Tiba-tiba seorang teman datang ke rumah saya dengan panik menceritakan bahwa dia dilaporkan ke polisi oleh saudara kandungnya. Usut-punya usut ternyata dia selama ini sedang berselisih dengan saudara kandungnya karena pembagian warisan yang tidak pernah diselesaikan dan makin berlarut-larut selama setahun ini.
Perselisihan yang sebenarnya ranah perdata tersebut akhirnya tanpa dia sadari telah menyentuh ranah hukum pidana dan berurusan dengan polisi.
Saya berusaha mencari tahu kenapa permasalahan pembagian warisan dalam keluarga mereka itu berujung pada perpecahan keluarga. Bukankah seharusnya harta warisan orang tua yang nilainya cukup besar tersebut justru menyatukan mereka? Apa sebenarnya akar masalah dari semua perpecahan keluarga ini?
Ternyata semua ini terjadi karena salah satu tidak ada yang mau mengalah. Masing-masing merasa berhak mendapatkan bagian warisan yang besar. Semua ingin agar warisan dibagi sama rata. Inilah yang menyebabkan buntunya perbincangan yang dilakukan selama ini.
Ya, mereka tidak menyadari bahwa mereka menggunakan cara berhitung manusia atau saya sebut “matematika manusia”. Cara berpikir inilah yang telah membuat hati mereka serakah, karena masing-masing ingin mendapatkan bagian yang lebih besar. Masing-masing tidak mau merasa rugi. Masing-masing memakai kalkulator dengan rumus-rumus baku ciptaan manusia.
Bila sudah demikian, pembagian warisan orangtua yang nilainya cukup besar dan terdiri dari berbagai aset itu seolah tidak bisa dibagi untuk mereka yang hanya tiga bersaudara sebagai ahli warisnya.
Ketika diminta menengahinya, saya setuju membantu dan mulai bekerja bukan dengan “matematika manusia” tetapi dengan mengajak mereka membagi dengan “metematika Tuhan” setelah mengajak masing-masing pihak untuk berdoa terlebih dahulu sebelum membahas pembagian warisan itu agar Tuhan sendirilah yang membimbing hati mereka.
Setelah itu saya mengajak mereka menginventarisir seluruh harta warisan dan meminta masing-masing pihak saling berusaha memberikan bagian yang lebih besar kepada saudaranya.
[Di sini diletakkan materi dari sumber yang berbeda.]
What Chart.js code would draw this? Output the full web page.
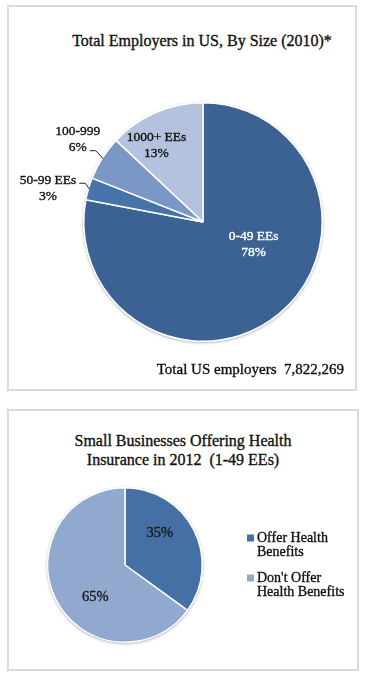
<!DOCTYPE html>
<html>
<head>
<meta charset="utf-8">
<title>Employers by size</title>
<script src="https://cdn.jsdelivr.net/npm/chart.js@4.4.1/dist/chart.umd.min.js"></script>
<style>
  body { margin: 0; background: #fff; font-family: 'Liberation Serif', 'Times New Roman', serif; color: #111; }
  .box { position: absolute; box-sizing: border-box; border: 2px solid #dcdcdc; }
  #box1 { left: 7px; top: 5px; width: 350px; height: 386px; }
  #box2 { left: 7px; top: 409px; width: 352px; height: 262px; }
  .title { position: absolute; text-align: center; font-size: 16px; line-height: 19px; white-space: nowrap; -webkit-text-stroke: 0.35px #111; }
  #title1 { left: 52px; width: 300px; top: 31px; }
  #title2 { left: 33px; width: 300px; top: 431px; }
  canvas { position: absolute; }
  #pie1 { left: 9px; top: 7px; }
  #pie2 { left: 9px; top: 411px; }
</style>
</head>
<body>
<div class="box" id="box1"></div>
<div class="box" id="box2"></div>
<div class="title" id="title1">Total Employers in US, By Size (2010)*</div>
<div class="title" id="title2">Small Businesses Offering Health<br>Insurance in 2012&nbsp; (1-49 EEs)</div>
<canvas id="pie1" width="345" height="382"></canvas>
<canvas id="pie2" width="347" height="258"></canvas>
<script>
// chart 1 - employers by size
const sizeLabels = ['0-49 EEs', '50-99 EEs', '100-999', '1000+ EEs']
const sizeShares = [78, 3, 6, 13]
const sizeColors = ['#3b6292', '#4673aa', '#7a97c6', '#b4c2de']
const totalNote = 'Total US employers  7,822,269'

// chart 2 - small businesses offering health insurance
const benefitLabels = ['Offer Health Benefits', "Don't Offer Health Benefits"]
const benefitShares = [35, 65]
const benefitColors = ['#4570a5', '#92a9cf']

const serif = "'Liberation Serif', 'Times New Roman', serif"

function wrapText (ctx, text, maxWidth) {
  const words = text.split(' ')
  const lines = []
  let line = ''
  for (const w of words) {
    const test = line ? line + ' ' + w : w
    if (line && ctx.measureText(test).width > maxWidth) {
      lines.push(line)
      line = w
    } else {
      line = test
    }
  }
  if (line) lines.push(line)
  return lines
}

// filled text with a hairline stroke so it reads a bit heavier
function heavyText (ctx, text, x, y, color) {
  ctx.fillStyle = color
  ctx.strokeStyle = color
  ctx.lineWidth = 0.35
  ctx.fillText(text, x, y)
  ctx.strokeText(text, x, y)
}

// soft shadow under the pie, then slice labels, leader lines, legend, note
const pieExtras = {
  id: 'pieExtras',
  beforeDatasetsDraw (chart) {
    const arc = chart.getDatasetMeta(0).data[0]
    if (!arc) return
    const { x, y, outerRadius } = arc.getProps(['x', 'y', 'outerRadius'], true)
    const ctx = chart.ctx
    ctx.save()
    ctx.shadowColor = 'rgba(0,0,0,0.35)'
    ctx.shadowBlur = 3
    ctx.shadowOffsetY = 1
    ctx.fillStyle = '#ffffff'
    ctx.beginPath()
    ctx.arc(x, y, outerRadius + 0.5, 0, Math.PI * 2)
    ctx.fill()
    ctx.restore()
  },
  afterDatasetsDraw (chart, args, opts) {
    const ctx = chart.ctx
    const meta = chart.getDatasetMeta(0)
    const values = chart.data.datasets[0].data
    ctx.save()
    ctx.textAlign = 'center'
    ctx.textBaseline = 'middle'
    meta.data.forEach((arc, i) => {
      const p = opts.items[i]
      const { x, y, outerRadius, startAngle, endAngle } =
        arc.getProps(['x', 'y', 'outerRadius', 'startAngle', 'endAngle'], true)
      const lines = opts.showName
        ? [chart.data.labels[i], values[i] + '%']
        : [values[i] + '%']
      const cx = x + p.dx * outerRadius
      const cy = y + p.dy * outerRadius
      ctx.font = opts.font
      const top = cy - (lines.length - 1) * opts.lineHeight / 2
      lines.forEach((t, k) => heavyText(ctx, t, cx, top + k * opts.lineHeight, p.color))

      if (p.leader != null) {
        const row = p.leader
        const w = ctx.measureText(lines[row]).width
        const sx = cx + w / 2 + 3
        const sy = top + row * opts.lineHeight + 3
        const mid = (startAngle + endAngle) / 2
        ctx.strokeStyle = '#222'
        ctx.lineWidth = 1
        ctx.beginPath()
        ctx.moveTo(sx, sy)
        ctx.lineTo(sx + 6, sy)
        ctx.lineTo(x + Math.cos(mid) * (outerRadius - 1), y + Math.sin(mid) * (outerRadius - 1))
        ctx.stroke()
      }
    })

    if (opts.legend) {
      const lg = opts.legend
      ctx.textAlign = 'left'
      ctx.font = lg.font
      let yy = lg.y
      chart.data.labels.forEach((label, i) => {
        const lines = wrapText(ctx, label, lg.maxWidth)
        ctx.fillStyle = chart.data.datasets[0].backgroundColor[i]
        ctx.fillRect(lg.x, yy - 3.5, 7, 7)
        lines.forEach((t, k) => heavyText(ctx, t, lg.x + 10, yy + k * lg.lineHeight, '#111'))
        yy += lg.itemGap
      })
    }

    if (opts.note) {
      ctx.textAlign = 'right'
      ctx.font = opts.note.font
      heavyText(ctx, opts.note.text, opts.note.x, opts.note.y, '#111')
    }
    ctx.restore()
  }
}

const baseOptions = {
  responsive: false,
  animation: false,
  events: [],
  plugins: {
    legend: { display: false },
    tooltip: { enabled: false },
    title: { display: false }
  }
}

new Chart(document.getElementById('pie1'), {
  type: 'pie',
  data: {
    labels: sizeLabels,
    datasets: [{
      data: sizeShares,
      backgroundColor: sizeColors,
      borderColor: '#ffffff',
      borderWidth: 1.5
    }]
  },
  options: {
    ...baseOptions,
    layout: { padding: { left: 74, right: 31, top: 95, bottom: 47 } },
    plugins: {
      ...baseOptions.plugins,
      pieExtras: {
        showName: true,
        font: '13.5px ' + serif,
        lineHeight: 16,
        items: [
          { dx: 0.425, dy: 0.19, color: '#ffffff' },
          { dx: -1.30, dy: -0.283, color: '#111', leader: 0 },
          { dx: -1.05, dy: -0.69, color: '#111', leader: 1 },
          { dx: -0.39, dy: -0.64, color: '#111' }
        ],
        note: { text: totalNote, font: '15px ' + serif, x: 335, y: 363 }
      }
    }
  },
  plugins: [pieExtras]
})

new Chart(document.getElementById('pie2'), {
  type: 'pie',
  data: {
    labels: benefitLabels,
    datasets: [{
      data: benefitShares,
      backgroundColor: benefitColors,
      borderColor: '#ffffff',
      borderWidth: 1.5
    }]
  },
  options: {
    ...baseOptions,
    layout: { padding: { left: 38, right: 153, top: 76, bottom: 26 } },
    plugins: {
      ...baseOptions.plugins,
      pieExtras: {
        showName: false,
        font: '14.5px ' + serif,
        lineHeight: 16,
        items: [
          { dx: 0.45, dy: -0.41, color: '#1a1a1a' },
          { dx: -0.385, dy: 0.42, color: '#1a1a1a' }
        ],
        legend: { x: 238, y: 127, font: '14px ' + serif, lineHeight: 14.5, itemGap: 40, maxWidth: 92 }
      }
    }
  },
  plugins: [pieExtras]
})
</script>
</body>
</html>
Semula mereka menganggap saya membuat lelucon atau bercanda, tetapi dengan cara demikian ternyata mereka merasa lebih nyaman dan hati mereka lebih bahagia. Karena mereka diajak untuk memikirkan saudaranya bukan memikirkan diri sendiri.
Ya, matematika Tuhan sangat berbeda dengan matematika manusia karena memang memiliki logika yang berbeda. Matematika Tuhan mengajarkan pada manusia untuk selalu merasa cukup walau dalam keterbatasan dan bersedia berbagi dari kekurangannya. Karena dengan demikian hati kita akan berkecukupan dan merasa bahagia.
Singkat cerita, dalam tempo hanya tiga hari saya berhasil mempertemukan tiga bersaudara dalam sebuah kesepakatan pembagian warisan orang tua. Anehnya masing-masing pihak merasa sangat bersyukur dengan apa yang telah disepakati dan diterimanya. Semua berakhir dengan dengan sebuah kesepakatan yang memuaskan masing-masing pihak.
Saya sangat bersyukur menjadi salah satu sarana Tuhan untuk menyelesaikan masalah tiga bersaudara itu. Setelah saya renungkan, masalahnya bukanlah pada harta warisan atau pada nilai bagian yang masing-masing mereka dapatkan.
Kuncinya terletak di hati mereka untuk “lepas bebas” dan kesediaan hati untuk bersyukur, kerelaan hati untuk berbagi dan membagi warisan orang tua dengan cara berpikir gaya Tuhan.
Jangan sampai harta dunia memisahkan jalinan persaudaraan dan biarlah harta dunia menjadi wujud sarana bagi kita semua untuk saling mencintai dan saling peduli. Rumus Tuhan selalu nyata “Siapa memberi, Ia menerima”.